**Material shown:**
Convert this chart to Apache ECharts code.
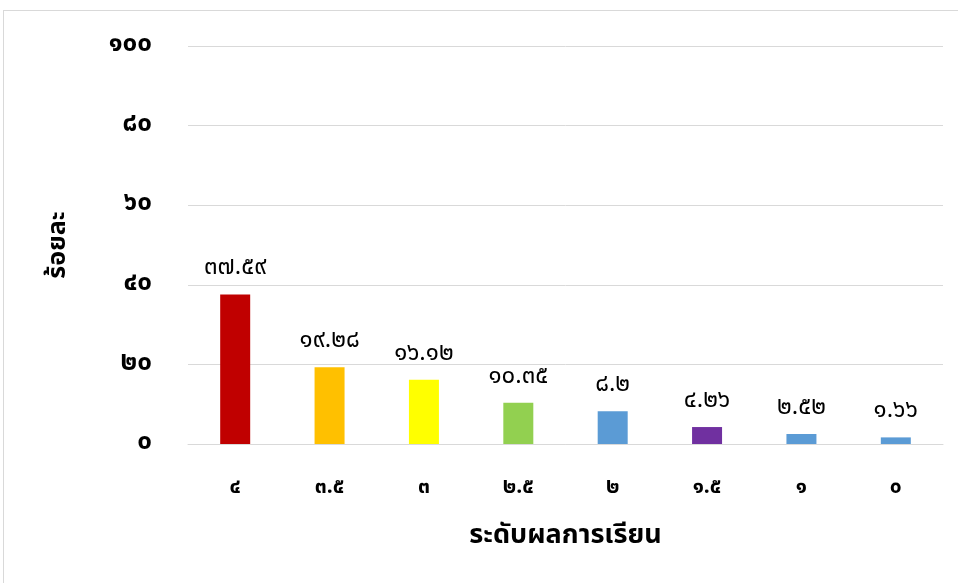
<!DOCTYPE html>
<html><head><meta charset="utf-8">
<script src="https://cdn.jsdelivr.net/npm/echarts@6/dist/echarts.min.js"></script>
<style>
html,body{margin:0;padding:0;background:#fff;}
#frame{position:absolute;left:3px;top:10px;width:970px;height:600px;border:1px solid #d9d9d9;box-sizing:border-box;}
#c{position:absolute;left:0;top:0;width:958px;height:583px;}
</style></head>
<body><div id="frame"></div><div id="c"></div>
<script>
const categories = ['๔','๓.๕','๓','๒.๕','๒','๑.๕','๑','๐'];
const values = [37.59, 19.28, 16.12, 10.35, 8.2, 4.26, 2.52, 1.66];
const barColors = ['#C00000','#FFC000','#FFFF00','#92D050','#5B9BD5','#7030A0','#5B9BD5','#5B9BD5'];
const yTickLabels = ['๐','๒๐','๔๐','๖๐','๘๐','๑๐๐'];
const xTitle = 'ระดับผลการเรียน';
const yTitle = 'ร้อยละ';

const thaiDigits = '๐๑๒๓๔๕๖๗๘๙';
function toThai(s){ return String(s).replace(/[0-9]/g, d => thaiDigits[+d]); }

const font = "'Noto Sans Thai','Noto Sans','Leelawadee UI',Tahoma,sans-serif";
const chart = echarts.init(document.getElementById('c'));
chart.setOption({
  animation:false,
  grid:{left:188,right:15,top:46,bottom:139,containLabel:false},
  xAxis:{
    type:'category', data:categories,
    axisLine:{lineStyle:{color:'#d9d9d9',width:1}},
    axisTick:{show:false},
    axisLabel:{color:'#000',fontWeight:'bold',fontSize:21,margin:34,fontFamily:font},
    name:xTitle, nameLocation:'middle', nameGap:80,
    nameTextStyle:{color:'#000',fontWeight:'bold',fontSize:27,fontFamily:font}
  },
  yAxis:{
    type:'value', min:0, max:100, interval:20,
    axisLine:{show:false}, axisTick:{show:false},
    splitLine:{lineStyle:{color:'#d9d9d9',width:1}},
    axisLabel:{color:'#000',fontWeight:'bold',fontSize:26,margin:36,fontFamily:font,
      formatter:(v)=>yTickLabels[Math.round(v/20)]},
    name:yTitle, nameLocation:'middle', nameGap:116, nameRotate:90,
    nameTextStyle:{color:'#000',fontWeight:'bold',fontSize:25,fontFamily:font}
  },
  series:[{
    type:'bar', barWidth:30,
    data:values.map((v,i)=>({value:v,itemStyle:{color:barColors[i]}})),
    label:{show:true,position:'top',distance:13,color:'#000',fontSize:24,fontFamily:font,
      formatter:(p)=>toThai(p.value)}
  }]
});
</script></body></html>
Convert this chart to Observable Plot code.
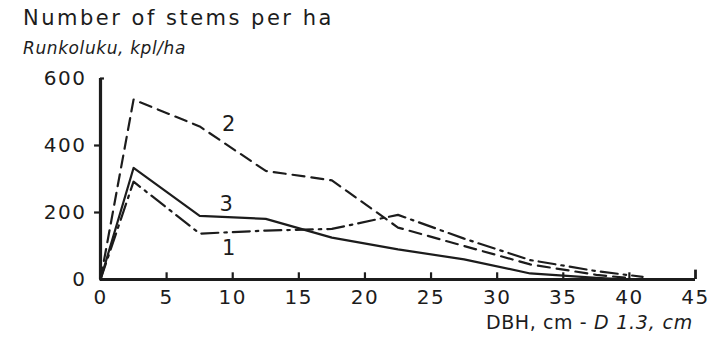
<!DOCTYPE html>
<html>
<head>
<meta charset="utf-8">
<script src="https://cdn.jsdelivr.net/npm/d3@7"></script>
<script src="https://cdn.jsdelivr.net/npm/@observablehq/plot@0.6"></script>
<style>
  html, body { margin: 0; padding: 0; background: #fff; }
  #wrap { position: relative; width: 714px; height: 337px; overflow: hidden; font-family: "DejaVu Sans", sans-serif; color: #1c1c1c; }
  #wrap svg { position: absolute; left: 0; top: 0; }
  .t1 { position: absolute; left: 23px; top: 8px; font-size: 21px; line-height: 21px; letter-spacing: 2.5px; white-space: nowrap; }
  .t2 { position: absolute; left: 23px; top: 40px; font-size: 17px; line-height: 17px; font-style: italic; letter-spacing: 0.6px; white-space: nowrap; }
  .xl { position: absolute; right: 21px; top: 313px; font-size: 19px; line-height: 19px; letter-spacing: 0.6px; white-space: nowrap; }
  .xl i { letter-spacing: 0.8px; }
  #wrap svg g[aria-label$="tick label"] text { letter-spacing: 1.5px; }
</style>
</head>
<body>
<div id="wrap">
  <div class="t1">Number of stems per ha</div>
  <div class="t2">Runkoluku, kpl/ha</div>
  <div class="xl">DBH, cm - <i>D 1.3, cm</i></div>
</div>
<script>
// Diameter class midpoints (cm) and stem counts per hectare for each stand
const dbh1 = [0, 2.5, 7.5, 12.5, 17.5, 22.5, 27.5, 32.5, 37.5, 41];
const stems1 = [0, 292, 137, 146, 151, 193, 122, 58, 25, 8];

const dbh2 = [0, 2.5, 7.5, 12.5, 17.5, 22.5, 27.5, 32.5, 37.5, 40];
const stems2 = [0, 537, 457, 324, 296, 155, 100, 45, 14, 4];

const dbh3 = [0, 2.5, 7.5, 12.5, 17.5, 22.5, 27.5, 32.5, 37.5, 40];
const stems3 = [0, 333, 190, 181, 125, 90, 60, 18, 5, 0];

// Curve numbers and where they are written
const seriesNames = ["1", "2", "3"];
const labelX = [9.7, 9.7, 9.5];
const labelY = [92, 463, 226];

const xTicks = [0, 5, 10, 15, 20, 25, 30, 35, 40, 45];
const yTicks = [0, 200, 400, 600];

const ink = "#1c1c1c";

const rows = (xs, ys, s) => xs.map((x, i) => ({ dbh: x, stems: ys[i], series: s }));
const s1 = rows(dbh1, stems1, "1");
const s2 = rows(dbh2, stems2, "2");
const s3 = rows(dbh3, stems3, "3");
const labels = seriesNames.map((s, i) => ({ s, x: labelX[i], y: labelY[i] }));

const chart = Plot.plot({
  width: 714,
  height: 337,
  marginLeft: 100,
  marginRight: 19,
  marginTop: 78,
  marginBottom: 58,
  style: { fontFamily: "DejaVu Sans, sans-serif", color: ink, background: "transparent", overflow: "visible" },
  x: { domain: [0, 45] },
  y: { domain: [0, 600] },
  marks: [
    // axis labels
    Plot.axisX({ ticks: xTicks, tickSize: 0, tickPadding: 10, fontSize: 20, label: null, fill: ink, tickFormat: d => d }),
    Plot.axisY({ ticks: yTicks, tickSize: 0, tickPadding: 14, fontSize: 20, label: null, fill: ink, tickFormat: d => d }),
    // inward ticks on the x axis
    Plot.ruleX(xTicks.slice(1, -1), { x: d => d, y1: 0, y2: 20, stroke: ink, strokeWidth: 2.2 }),
    Plot.ruleX([45], { x: d => d, y1: 0, y2: 28, stroke: ink, strokeWidth: 2.8 }),
    // outward ticks on the y axis
    Plot.ruleY([200, 400], { y: d => d, x1: -0.45, x2: 0, stroke: ink, strokeWidth: 2.2 }),
    Plot.ruleY([600], { y: d => d, x1: 0, x2: 0.3, stroke: ink, strokeWidth: 2.2 }),
    // axis lines
    Plot.ruleY([0], { stroke: ink, strokeWidth: 3.2 }),
    Plot.ruleX([0], { stroke: ink, strokeWidth: 3.2 }),
    // curves
    Plot.line(s1, { x: "dbh", y: "stems", stroke: ink, strokeWidth: 2.2, strokeDasharray: "17,6,2.5,6" }),
    Plot.line(s2, { x: "dbh", y: "stems", stroke: ink, strokeWidth: 2.2, strokeDasharray: "12,7" }),
    Plot.line(s3, { x: "dbh", y: "stems", stroke: ink, strokeWidth: 2.2 }),
    Plot.text(labels, { x: "x", y: "y", text: "s", fontSize: 21, fill: ink })
  ]
});

document.getElementById("wrap").prepend(chart);
</script>
</body>
</html>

**Problem description:**
Repeat each entry exactly. Pictures do not belong in the copy.

**Result below:**
Convert this chart to Apache ECharts code.
<!DOCTYPE html>
<html><head><meta charset="utf-8">
<script src="https://cdn.jsdelivr.net/npm/echarts@6/dist/echarts.min.js"></script>
<style>
html,body{margin:0;padding:0;background:#fff;}
#frame{position:absolute;left:3px;top:10px;width:970px;height:600px;border:1px solid #d9d9d9;box-sizing:border-box;}
#c{position:absolute;left:0;top:0;width:958px;height:583px;}
</style></head>
<body><div id="frame"></div><div id="c"></div>
<script>
const categories = ['๔','๓.๕','๓','๒.๕','๒','๑.๕','๑','๐'];
const values = [37.59, 19.28, 16.12, 10.35, 8.2, 4.26, 2.52, 1.66];
const barColors = ['#C00000','#FFC000','#FFFF00','#92D050','#5B9BD5','#7030A0','#5B9BD5','#5B9BD5'];
const yTickLabels = ['๐','๒๐','๔๐','๖๐','๘๐','๑๐๐'];
const xTitle = 'ระดับผลการเรียน';
const yTitle = 'ร้อยละ';

const thaiDigits = '๐๑๒๓๔๕๖๗๘๙';
function toThai(s){ return String(s).replace(/[0-9]/g, d => thaiDigits[+d]); }

const font = "'Noto Sans Thai','Noto Sans','Leelawadee UI',Tahoma,sans-serif";
const chart = echarts.init(document.getElementById('c'));
chart.setOption({
  animation:false,
  grid:{left:188,right:15,top:46,bottom:139,containLabel:false},
  xAxis:{
    type:'category', data:categories,
    axisLine:{lineStyle:{color:'#d9d9d9',width:1}},
    axisTick:{show:false},
    axisLabel:{color:'#000',fontWeight:'bold',fontSize:21,margin:34,fontFamily:font},
    name:xTitle, nameLocation:'middle', nameGap:80,
    nameTextStyle:{color:'#000',fontWeight:'bold',fontSize:27,fontFamily:font}
  },
  yAxis:{
    type:'value', min:0, max:100, interval:20,
    axisLine:{show:false}, axisTick:{show:false},
    splitLine:{lineStyle:{color:'#d9d9d9',width:1}},
    axisLabel:{color:'#000',fontWeight:'bold',fontSize:26,margin:36,fontFamily:font,
      formatter:(v)=>yTickLabels[Math.round(v/20)]},
    name:yTitle, nameLocation:'middle', nameGap:116, nameRotate:90,
    nameTextStyle:{color:'#000',fontWeight:'bold',fontSize:25,fontFamily:font}
  },
  series:[{
    type:'bar', barWidth:30,
    data:values.map((v,i)=>({value:v,itemStyle:{color:barColors[i]}})),
    label:{show:true,position:'top',distance:13,color:'#000',fontSize:24,fontFamily:font,
      formatter:(p)=>toThai(p.value)}
  }]
});
</script></body></html>
Convert this chart to Observable Plot code.
<!DOCTYPE html>
<html>
<head>
<meta charset="utf-8">
<script src="https://cdn.jsdelivr.net/npm/d3@7"></script>
<script src="https://cdn.jsdelivr.net/npm/@observablehq/plot@0.6"></script>
<style>
  html, body { margin: 0; padding: 0; background: #fff; }
  #wrap { position: relative; width: 714px; height: 337px; overflow: hidden; font-family: "DejaVu Sans", sans-serif; color: #1c1c1c; }
  #wrap svg { position: absolute; left: 0; top: 0; }
  .t1 { position: absolute; left: 23px; top: 8px; font-size: 21px; line-height: 21px; letter-spacing: 2.5px; white-space: nowrap; }
  .t2 { position: absolute; left: 23px; top: 40px; font-size: 17px; line-height: 17px; font-style: italic; letter-spacing: 0.6px; white-space: nowrap; }
  .xl { position: absolute; right: 21px; top: 313px; font-size: 19px; line-height: 19px; letter-spacing: 0.6px; white-space: nowrap; }
  .xl i { letter-spacing: 0.8px; }
  #wrap svg g[aria-label$="tick label"] text { letter-spacing: 1.5px; }
</style>
</head>
<body>
<div id="wrap">
  <div class="t1">Number of stems per ha</div>
  <div class="t2">Runkoluku, kpl/ha</div>
  <div class="xl">DBH, cm - <i>D 1.3, cm</i></div>
</div>
<script>
// Diameter class midpoints (cm) and stem counts per hectare for each stand
const dbh1 = [0, 2.5, 7.5, 12.5, 17.5, 22.5, 27.5, 32.5, 37.5, 41];
const stems1 = [0, 292, 137, 146, 151, 193, 122, 58, 25, 8];

const dbh2 = [0, 2.5, 7.5, 12.5, 17.5, 22.5, 27.5, 32.5, 37.5, 40];
const stems2 = [0, 537, 457, 324, 296, 155, 100, 45, 14, 4];

const dbh3 = [0, 2.5, 7.5, 12.5, 17.5, 22.5, 27.5, 32.5, 37.5, 40];
const stems3 = [0, 333, 190, 181, 125, 90, 60, 18, 5, 0];

// Curve numbers and where they are written
const seriesNames = ["1", "2", "3"];
const labelX = [9.7, 9.7, 9.5];
const labelY = [92, 463, 226];

const xTicks = [0, 5, 10, 15, 20, 25, 30, 35, 40, 45];
const yTicks = [0, 200, 400, 600];

const ink = "#1c1c1c";

const rows = (xs, ys, s) => xs.map((x, i) => ({ dbh: x, stems: ys[i], series: s }));
const s1 = rows(dbh1, stems1, "1");
const s2 = rows(dbh2, stems2, "2");
const s3 = rows(dbh3, stems3, "3");
const labels = seriesNames.map((s, i) => ({ s, x: labelX[i], y: labelY[i] }));

const chart = Plot.plot({
  width: 714,
  height: 337,
  marginLeft: 100,
  marginRight: 19,
  marginTop: 78,
  marginBottom: 58,
  style: { fontFamily: "DejaVu Sans, sans-serif", color: ink, background: "transparent", overflow: "visible" },
  x: { domain: [0, 45] },
  y: { domain: [0, 600] },
  marks: [
    // axis labels
    Plot.axisX({ ticks: xTicks, tickSize: 0, tickPadding: 10, fontSize: 20, label: null, fill: ink, tickFormat: d => d }),
    Plot.axisY({ ticks: yTicks, tickSize: 0, tickPadding: 14, fontSize: 20, label: null, fill: ink, tickFormat: d => d }),
    // inward ticks on the x axis
    Plot.ruleX(xTicks.slice(1, -1), { x: d => d, y1: 0, y2: 20, stroke: ink, strokeWidth: 2.2 }),
    Plot.ruleX([45], { x: d => d, y1: 0, y2: 28, stroke: ink, strokeWidth: 2.8 }),
    // outward ticks on the y axis
    Plot.ruleY([200, 400], { y: d => d, x1: -0.45, x2: 0, stroke: ink, strokeWidth: 2.2 }),
    Plot.ruleY([600], { y: d => d, x1: 0, x2: 0.3, stroke: ink, strokeWidth: 2.2 }),
    // axis lines
    Plot.ruleY([0], { stroke: ink, strokeWidth: 3.2 }),
    Plot.ruleX([0], { stroke: ink, strokeWidth: 3.2 }),
    // curves
    Plot.line(s1, { x: "dbh", y: "stems", stroke: ink, strokeWidth: 2.2, strokeDasharray: "17,6,2.5,6" }),
    Plot.line(s2, { x: "dbh", y: "stems", stroke: ink, strokeWidth: 2.2, strokeDasharray: "12,7" }),
    Plot.line(s3, { x: "dbh", y: "stems", stroke: ink, strokeWidth: 2.2 }),
    Plot.text(labels, { x: "x", y: "y", text: "s", fontSize: 21, fill: ink })
  ]
});

document.getElementById("wrap").prepend(chart);
</script>
</body>
</html>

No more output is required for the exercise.